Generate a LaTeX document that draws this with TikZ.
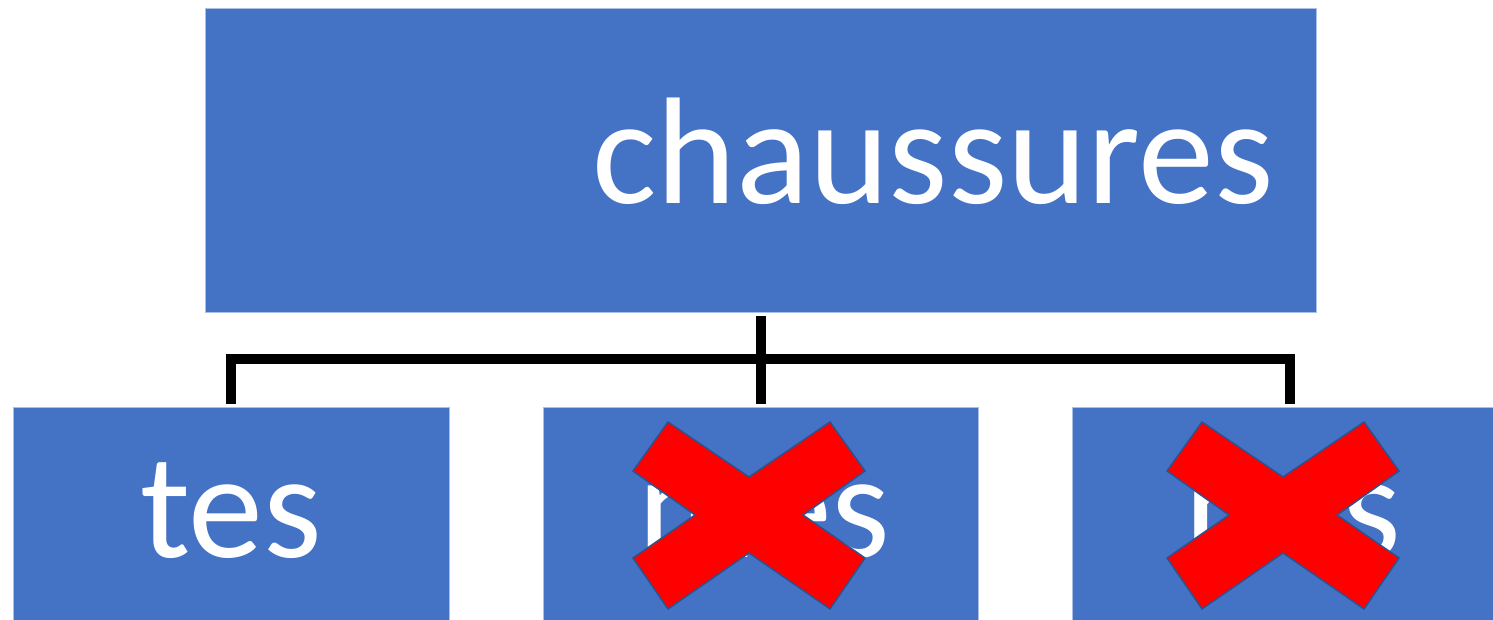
\documentclass[tikz,border=0pt]{standalone}
\usepackage{fontspec}
\setmainfont{Carlito}
\usetikzlibrary{positioning}
\definecolor{boxblue}{HTML}{4472C4}
\definecolor{edgeblue}{HTML}{2F528F}
\definecolor{crossred}{HTML}{FF0000}

\begin{document}
\begin{tikzpicture}[x=1pt, y=-1pt,
    box/.style={rectangle, fill=boxblue, draw=white!55!boxblue, line width=0.8pt, inner sep=0pt, anchor=north west},
    word/.style={text=white, font=\fontsize{150}{180}\selectfont, inner sep=0pt},
    link/.style={draw=black, line width=10pt, line join=miter},
    cross/.style={fill=crossred, draw=edgeblue, line width=1.5pt, line join=miter}]
    \useasboundingbox (0,0) rectangle (1493,620);

    % boxes
    \node[box, minimum width=1111pt, minimum height=304pt] (parent) at (205,8) {};
    \node[box, minimum width=436pt, minimum height=214pt] (child_1) at (13,407) {};
    \node[box, minimum width=435pt, minimum height=214pt] (child_2) at (543,407) {};
    \node[box, minimum width=436pt, minimum height=214pt] (child_3) at (1072,407) {};

    % labels
    \node[word, font=\fontsize{152}{182}\selectfont, anchor=base east] (parent_label) at (1274,204) {chaussures};
    \node[word, anchor=base] (child_1_label) at (231,557) {tes};
    \node[word, anchor=base] (child_2_label) at (764,557) {mes};
    \node[word, anchor=base] (child_3_label) at (1293,557) {nos};

    % connectors
    \coordinate (bus) at (parent.south |- 0,359);
    \draw[link] ([yshift=-3pt]parent.south) -- ([yshift=3pt]child_2.north);
    \draw[link] ([yshift=3pt]child_1.north) |- (bus) -| ([yshift=3pt]child_3.north);

    % crossed out
    \foreach \cx in {749, 1283} {
        \draw[cross, shift={(\cx,515)}] (-116,-44) -- (-81,-93) -- (0,-38) -- (81,-93) -- (116,-44)
            -- (54,0) -- (116,43) -- (81,94) -- (0,38) -- (-81,94) -- (-116,43) -- (-54,0) -- cycle;
    }
\end{tikzpicture}
\end{document}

++++++

* _Exercise_: Omit every picture, then repeat the remaining data exactly as it appears above.

* _Written response_:
Generate a LaTeX document that draws this with TikZ.
\documentclass[tikz,border=0pt]{standalone}
\usepackage{fontspec}
\setmainfont{Carlito}
\usetikzlibrary{positioning}
\definecolor{boxblue}{HTML}{4472C4}
\definecolor{edgeblue}{HTML}{2F528F}
\definecolor{crossred}{HTML}{FF0000}

\begin{document}
\begin{tikzpicture}[x=1pt, y=-1pt,
    box/.style={rectangle, fill=boxblue, draw=white!55!boxblue, line width=0.8pt, inner sep=0pt, anchor=north west},
    word/.style={text=white, font=\fontsize{150}{180}\selectfont, inner sep=0pt},
    link/.style={draw=black, line width=10pt, line join=miter},
    cross/.style={fill=crossred, draw=edgeblue, line width=1.5pt, line join=miter}]
    \useasboundingbox (0,0) rectangle (1493,620);

    % boxes
    \node[box, minimum width=1111pt, minimum height=304pt] (parent) at (205,8) {};
    \node[box, minimum width=436pt, minimum height=214pt] (child_1) at (13,407) {};
    \node[box, minimum width=435pt, minimum height=214pt] (child_2) at (543,407) {};
    \node[box, minimum width=436pt, minimum height=214pt] (child_3) at (1072,407) {};

    % labels
    \node[word, font=\fontsize{152}{182}\selectfont, anchor=base east] (parent_label) at (1274,204) {chaussures};
    \node[word, anchor=base] (child_1_label) at (231,557) {tes};
    \node[word, anchor=base] (child_2_label) at (764,557) {mes};
    \node[word, anchor=base] (child_3_label) at (1293,557) {nos};

    % connectors
    \coordinate (bus) at (parent.south |- 0,359);
    \draw[link] ([yshift=-3pt]parent.south) -- ([yshift=3pt]child_2.north);
    \draw[link] ([yshift=3pt]child_1.north) |- (bus) -| ([yshift=3pt]child_3.north);

    % crossed out
    \foreach \cx in {749, 1283} {
        \draw[cross, shift={(\cx,515)}] (-116,-44) -- (-81,-93) -- (0,-38) -- (81,-93) -- (116,-44)
            -- (54,0) -- (116,43) -- (81,94) -- (0,38) -- (-81,94) -- (-116,43) -- (-54,0) -- cycle;
    }
\end{tikzpicture}
\end{document}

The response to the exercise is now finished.